By Casey Peacock: PNT Staff Writer
A section of road between Portales and Dora on N.M. 206 has been the center of controversy after the recently refurbished road began to ripple and come apart, causing area residents concern for the safety of the highway.
According to Gary Shubert, District II Engineer for the New Mexico Department of Transportation, officials, contractors and suppliers are working closely together to find the cause of the road’s deterioration and a solution to fix the problem.
“We’re just trying to figure out what’s happening,” Shubert said.
Early estimates show that the oil is being washed from the rocks, a process known as stripping. Though the process is known to happen occasionally, it is a rarity for this area. Other possibilities include a combination of temperature, truck traffic and moisture, Shubert said.
“Frankly, we’re not real sure what’s going on with it,” Shubert said.
Tests of the asphalt are being conducted by the NMDOT lab in Santa Fe and also by Holly Asphalt, based out of Albuquerque and Artesia. The company was responsible for supplying the asphalt for the N.M. 206 job. According to Shubert, the company has a good reputation.
“They’ve been associated with us for years and they’re just as concerned as us about what is going on,” Shubert said.
For John Pugh, who lives one-half mile south of Portales, the road has been a sore spot for him since it’s recent completion and subsequent detoriation.
“I just hope that we haven’t paid for the job,” Pugh said.
Pugh is concerned that payment for repairing the road will come from the pockets of taxpayers, something he feels is unfair. He said it should be up to the contractor to replace the road and also refund the state for their part in having to maintain the highway for travel, he said.
“I hate to see the taxpayers pay for the job. I would like to see them (contractors) replace the whole road for free,” he said.

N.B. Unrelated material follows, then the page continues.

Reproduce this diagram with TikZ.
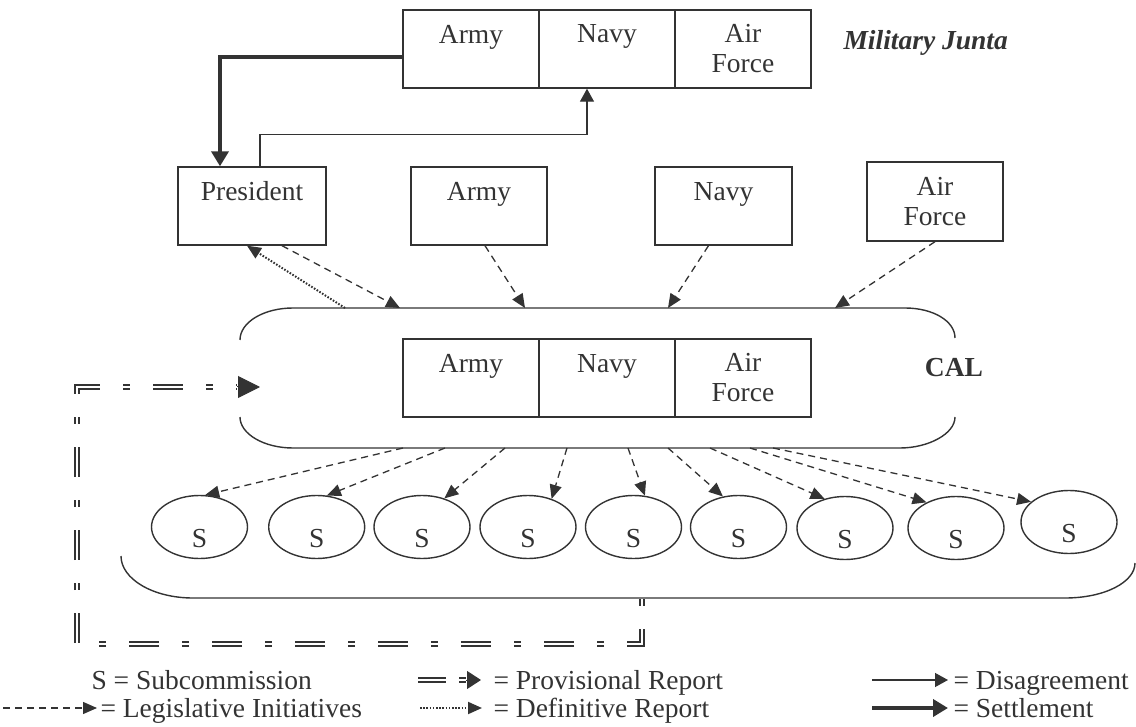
\documentclass[tikz,border=0pt]{standalone}
\usepackage{fontspec}
\setmainfont{Liberation Serif}
\usetikzlibrary{arrows.meta, shapes.geometric}
\definecolor{ink}{HTML}{333333}
\newcommand{\bigfont}{\fontsize{27.5}{30}\selectfont}
\tikzset{
  line/.style={draw=ink, line width=1.4pt},
  unit/.style={draw=ink, line width=1.4pt, minimum width=136pt, minimum height=78pt, inner sep=0pt, align=center, execute at begin node={\rule{0pt}{27pt}}},
  sub/.style={ellipse, draw=ink, line width=1.4pt, minimum width=96pt, minimum height=63pt, inner sep=0pt, text height=41pt, text depth=0pt},
  init/.style={draw=ink, line width=1.3pt, dash pattern=on 7pt off 5pt, -{Triangle[length=14pt,width=12pt]}},
  defin/.style={draw=ink, line width=2pt, dash pattern=on 1.6pt off 1.6pt, -{Triangle[length=14pt,width=12pt]}},
  disagree/.style={draw=ink, line width=1.3pt, -{Triangle[length=13pt,width=14pt]}},
  settle/.style={draw=ink, line width=4.5pt, -{Triangle[length=15pt,width=17pt]}},
  prov/.style={draw=ink, line width=1.6pt, double, double distance=2.6pt},
  provtip/.style={draw=ink, line width=1pt, -{Triangle[length=22pt,width=22pt]}}
}
\begin{document}
\begin{tikzpicture}[x=1pt, y=-1pt, font=\bigfont, text=ink]
\useasboundingbox (0,0) rectangle (1136,727);

% military junta
\node[unit] (ja) at (471,49) {Army\\\mbox{}};
\node[unit] (jn) at (607,49) {Navy\\\mbox{}};
\node[unit] (jf) at (743,49) {Air\\Force};
\node[anchor=base west, font=\bigfont\bfseries\itshape] (mj) at (840,50) {Military Junta};

% president and the three forces
\node[unit, minimum width=148pt] (pres) at (252,206) {President\\\mbox{}};
\node[unit] (army) at (479,206) {Army\\\mbox{}};
\node[unit, minimum width=137pt] (navy) at (723.5,206) {Navy\\\mbox{}};
\node[unit, minimum height=79pt] (air) at (935,201.5) {Air\\Force};

\draw[settle] ([yshift=-8pt]ja.west) -| ([xshift=-32pt]pres.north);
\draw[disagree] ([xshift=8pt]pres.north) -- ++(0,-32) -| ([xshift=-20pt]jn.south);

% CAL
\draw[line] (240,340) .. controls (240,322) and (264,308) .. (293,308) -- (905,308) .. controls (933,308) and (955,321) .. (955,338);
\draw[line] (240,417) .. controls (240,434) and (264,448) .. (293,448) -- (900,448) .. controls (928,448) and (955,434) .. (955,417);
\node[unit] (ca) at (471,378) {Army\\\mbox{}};
\node[unit] (cn) at (607,378) {Navy\\\mbox{}};
\node[unit] (cf) at (743,378) {Air\\Force};
\node[anchor=base, font=\bigfont\bfseries] (cal) at (954,377) {CAL};

\coordinate (td) at (345,308);
\coordinate (t1) at (400,308);
\coordinate (t2) at (525,308);
\coordinate (t3) at (668,308);
\coordinate (t4) at (835,308);
\draw[init] ([xshift=30pt]pres.south) -- (t1);
\draw[defin] (td) -- ([xshift=-5pt]pres.south);
\draw[init] ([xshift=6pt]army.south) -- (t2);
\draw[init] ([xshift=-15pt]navy.south) -- (t3);
\draw[init] (air.south) -- (t4);

% subcommissions
\foreach \i/\x/\y/\s/\a in {1/199.5/527/403/80, 2/316.7/527/445/72, 3/422/527/505/52,
  4/528/527/567/50, 5/633.5/527/628/70, 6/738.5/527/668/117, 7/845/528/710/125,
  8/956/528/750/139, 9/1069/522/773/152}{
  \node[sub] (s\i) at (\x,\y) {S};
  \coordinate (b\i) at (\s,448);
  \draw[init] (b\i) -- (s\i.\a);
}
\draw[line] (121,556) .. controls (121,579) and (153,598) .. (193,598) -- (1065,598) .. controls (1105,598) and (1135,582) .. (1135,563);

% provisional report back to CAL
\coordinate (r0) at (642,598);
\coordinate (pv) at (237,387);
\coordinate (calw) at (260,387);
\draw[prov, dash pattern=on 30pt off 23pt on 7pt off 23pt, dash phase=52pt] (r0) -- (642,644) -- (77,644) -- (77,387) -- (pv);
\draw[provtip] (pv) -- (calw);

% legend
\node[anchor=base west] (lsub) at (88,689) {S = Subcommission};
\coordinate (li0) at (3,708);
\coordinate (li1) at (97,708);
\draw[init] (li0) -- (li1);
\node[anchor=base west] (lini) at (97,717) {= Legislative Initiatives};

\coordinate (lp0) at (418,680);
\coordinate (lp1) at (466,680);
\coordinate (lp2) at (481,680);
\draw[prov, dash pattern=on 28pt off 13pt on 7pt off 50pt] (lp0) -- (lp1);
\draw[draw=ink, line width=1pt, -{Triangle[length=14pt,width=18pt]}] (lp1) -- (lp2);
\node[anchor=base west] (lprov) at (490,689) {= Provisional Report};

\coordinate (ld0) at (420,708);
\coordinate (ld1) at (482,708);
\draw[defin] (ld0) -- (ld1);
\node[anchor=base west] (ldef) at (490,717) {= Definitive Report};

\coordinate (lg0) at (872,680);
\coordinate (lg1) at (948,680);
\draw[disagree] (lg0) -- (lg1);
\node[anchor=base west] (ldis) at (950,689) {= Disagreement};

\coordinate (ls0) at (872,708);
\coordinate (ls1) at (948,708);
\draw[settle] (ls0) -- (ls1);
\node[anchor=base west] (lset) at (950,717) {= Settlement};
\end{tikzpicture}
\end{document}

Until all the tests are conducted, it is still up in the air as to who will have to pay for fixing the highway. If the contractor is responsible, they will have to pay for the road. If the deterioration is something beyond the contractor’s control, it is possible that the state will pick up the cost. Another possibility is the cost could be shared, Shubert said.
“That’s why it’s important to find out why this has occurred,” Shubert said.
In the meantime, Shubert will be in Portales on Tuesday evening to attend the Portales City Council meeting. He also plans to continue keeping the line of communication open with area officials and residents, he said.
“We’re going to keep talking to the people and let them know what we find out,” Shubert said.